El Prima and I were never the biggest fans of housework to start with, but grief sucked much of the remaining house pride out of us. Just getting back into work, getting the girls to school, dinner on the table, bills paid, laundry done, and then starting IVF took all our energy. And when you've been given an acute appreciation of how the people you love can be gone in an instant, well, dusting just really doesn't come very high on your priority list. And El Prima and I really didn't need another thing to argue over. Oh look, we had all kinds of good excuses, but essentially we'd given up on the notion of having a lovely clean house - it was all just too overwhelming. Somehow, having S come and clean broke that pattern - and as the one day of spring cleaning turned into about three and a half, and El Prima and I started getting into it, I realised I could start caring about this house again - that looking after it didn't have to be an act of drudgery but could be an act of love and care - for ourselves and for Adzuki.

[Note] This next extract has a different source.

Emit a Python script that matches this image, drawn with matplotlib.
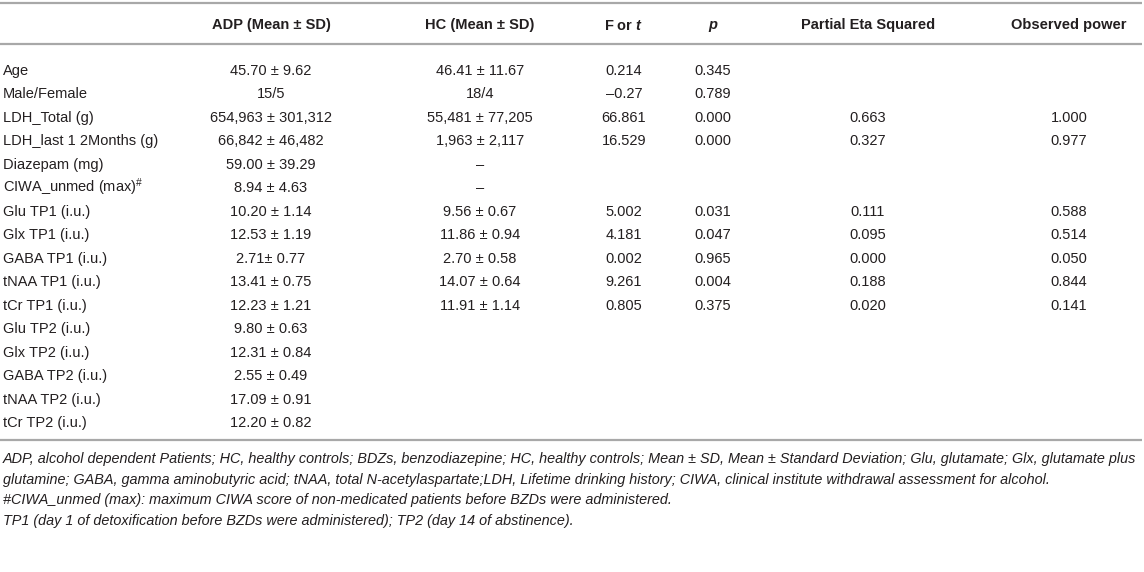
import matplotlib
matplotlib.use("Agg")
import matplotlib.pyplot as plt

plt.rcParams["font.family"] = ["Liberation Sans", "DejaVu Sans"]
plt.rcParams["mathtext.fontset"] = "custom"
plt.rcParams["mathtext.rm"] = "Liberation Sans"
plt.rcParams["mathtext.it"] = "Liberation Sans:italic"
plt.rcParams["mathtext.bf"] = "Liberation Sans:bold"
plt.rcParams["mathtext.bfit"] = "Liberation Sans:italic:bold"

# table content
headers = ["", "ADP (Mean \u00b1 SD)", "HC (Mean \u00b1 SD)", r"F or $\mathbfit{t}$", "p",
           "Partial Eta Squared", "Observed power"]
row_labels = ["Age", "Male/Female", "LDH_Total (g)", "LDH_last 1 2Months (g)", "Diazepam (mg)",
              "CIWA_unmed (max)$^{\\#}$", "Glu TP1 (i.u.)", "Glx TP1 (i.u.)", "GABA TP1 (i.u.)",
              "tNAA TP1 (i.u.)", "tCr TP1 (i.u.)", "Glu TP2 (i.u.)", "Glx TP2 (i.u.)",
              "GABA TP2 (i.u.)", "tNAA TP2 (i.u.)", "tCr TP2 (i.u.)"]
adp = ["45.70 \u00b1 9.62", "15/5", "654,963 \u00b1 301,312", "66,842 \u00b1 46,482",
       "59.00 \u00b1 39.29", "8.94 \u00b1 4.63", "10.20 \u00b1 1.14", "12.53 \u00b1 1.19",
       "2.71\u00b1 0.77", "13.41 \u00b1 0.75", "12.23 \u00b1 1.21", "9.80 \u00b1 0.63",
       "12.31 \u00b1 0.84", "2.55 \u00b1 0.49", "17.09 \u00b1 0.91", "12.20 \u00b1 0.82"]
hc = ["46.41 \u00b1 11.67", "18/4", "55,481 \u00b1 77,205", "1,963 \u00b1 2,117", "\u2013", "\u2013",
      "9.56 \u00b1 0.67", "11.86 \u00b1 0.94", "2.70 \u00b1 0.58", "14.07 \u00b1 0.64",
      "11.91 \u00b1 1.14", "", "", "", "", ""]
f_or_t = ["0.214", "\u20130.27", "66.861", "16.529", "", "", "5.002", "4.181", "0.002", "9.261",
          "0.805", "", "", "", "", ""]
p_vals = ["0.345", "0.789", "0.000", "0.000", "", "", "0.031", "0.047", "0.965", "0.004",
          "0.375", "", "", "", "", ""]
eta = ["", "", "0.663", "0.327", "", "", "0.111", "0.095", "0.000", "0.188", "0.020",
       "", "", "", "", ""]
power = ["", "", "1.000", "0.977", "", "", "0.588", "0.514", "0.050", "0.844", "0.141",
         "", "", "", "", ""]
footnotes = [
    "ADP, alcohol dependent Patients; HC, healthy controls; BDZs, benzodiazepine; HC, healthy controls; "
    "Mean \u00b1 SD, Mean \u00b1 Standard Deviation; Glu, glutamate; Glx, glutamate plus",
    "glutamine; GABA, gamma aminobutyric acid; tNAA, total N-acetylaspartate;LDH, Lifetime drinking "
    "history; CIWA, clinical institute withdrawal assessment for alcohol.",
    "#CIWA_unmed (max): maximum CIWA score of non-medicated patients before BZDs were administered.",
    "TP1 (day 1 of detoxification before BZDs were administered); TP2 (day 14 of abstinence).",
]

W, H = 1144, 572
fig = plt.figure(figsize=(W / 100, H / 100), dpi=100)
ax = fig.add_axes([0, 0, 1, 1])
ax.set_xlim(0, W)
ax.set_ylim(H, 0)
ax.axis("off")

ink = "#231f20"
rule = "#a8a8a8"
fs = 10.5
col_x = [3, 271, 480, 624, 713, 868, 1069]
# baselines (pixel rows, top-down)
header_base = 29.5
row_base0, row_dy = 75, 23.47

# horizontal rules
for yy in (3, 44, 440):
    ax.plot([0, 1142], [yy, yy], color=rule, lw=1.6, solid_capstyle="butt")

# header
for i, h in enumerate(headers):
    if not h:
        continue
    style = "italic" if h == "p" else "normal"
    ax.text(col_x[i], header_base, h, ha="center", va="baseline", fontsize=fs,
            fontweight="bold", fontstyle=style, color=ink)

# body
columns = [adp, hc, f_or_t, p_vals, eta, power]
for r, label in enumerate(row_labels):
    y = row_base0 + r * row_dy
    ax.text(col_x[0], y, label, ha="left", va="baseline", fontsize=fs, color=ink)
    for c, col in enumerate(columns):
        if col[r]:
            ax.text(col_x[c + 1], y, col[r], ha="center", va="baseline", fontsize=fs, color=ink)

# footnotes
foot_base = [463.5, 484, 504, 524.5]
for y, line in zip(foot_base, footnotes):
    ax.text(3, y, line, ha="left", va="baseline", fontsize=10.4, fontstyle="italic",
            family=["Liberation Sans Narrow", "Liberation Sans"], color=ink)

fig.savefig("out.png", dpi=100)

That doesn't mean that our place is now spotless, but it is so so much cleaner before, and with this new energy, we've been able to let go of lots of stuff we don't need, and to re-arrange and tidy up the stuff we do need. Who knows if our hearts will be broken again, but I figure - we're already so in love with Adzuki - holding out on preparing for him to come home living and breathing wouldn't make things any easier if he didn't make it. If we're jinxed, we're jinxed already by loving him so much. The first thing I bought for him back in November was this vintage kimono - it is now hanging on the wall near his drawers and change table, hot pink with hope. We're now at 38 and a half weeks - ready when you are, little one!
El Prima - my *ex* partner & aaineh number one. Yep, she's a lady. And so am I. Scandalous. Even better, she's Lebanese - and not just in a euphemistic way.
"the girls" - El Prima's two teenage daughters, Snacky & Snazzy, who live with us, and put up with my poor attempts at stepmama-ing. Her eldest daughter is 20 and living in another city. Snacky moved up to Sydney to study in Feb 2012 after finishing high school. Snazzy still lives with us (or at the house, with El Prima) and visits me and Ali where we are staying with friends,
Z - (aka Haloumi or khallila) our baby daughter, who died from placental abruption at 34w in the car accident on 27 December 2009.
Ali - long awaited little brother to the girls and to Z, born in May 2012
*edited on 13 July to add*
[where did my ticker go? It broke - I guess pregnancy tickers don't magically transform into "x days since our baby would hypothetically have been born, had she not died 6 weeks before" tickers. And I'm not sure I need a little program to tell me anyway.]
*edited on 11 Jan 2010 to add*
I think the reason why I'm leaving this ticker up here is because it is important to my mourning right now. We've had a funeral for our beautiful little girl, but in accordance with El Prima's faith (and my wishes) we will have a further, more public, ceremony around 40 days after she died. In some kind of wierd coincidence, 40 days was almost exactly how many days were left until her due date at the time she died. (I think that counts as irony of the saddest kind)
So while the significance has changed so radically, we are still counting down to something, even if it is not what we expected.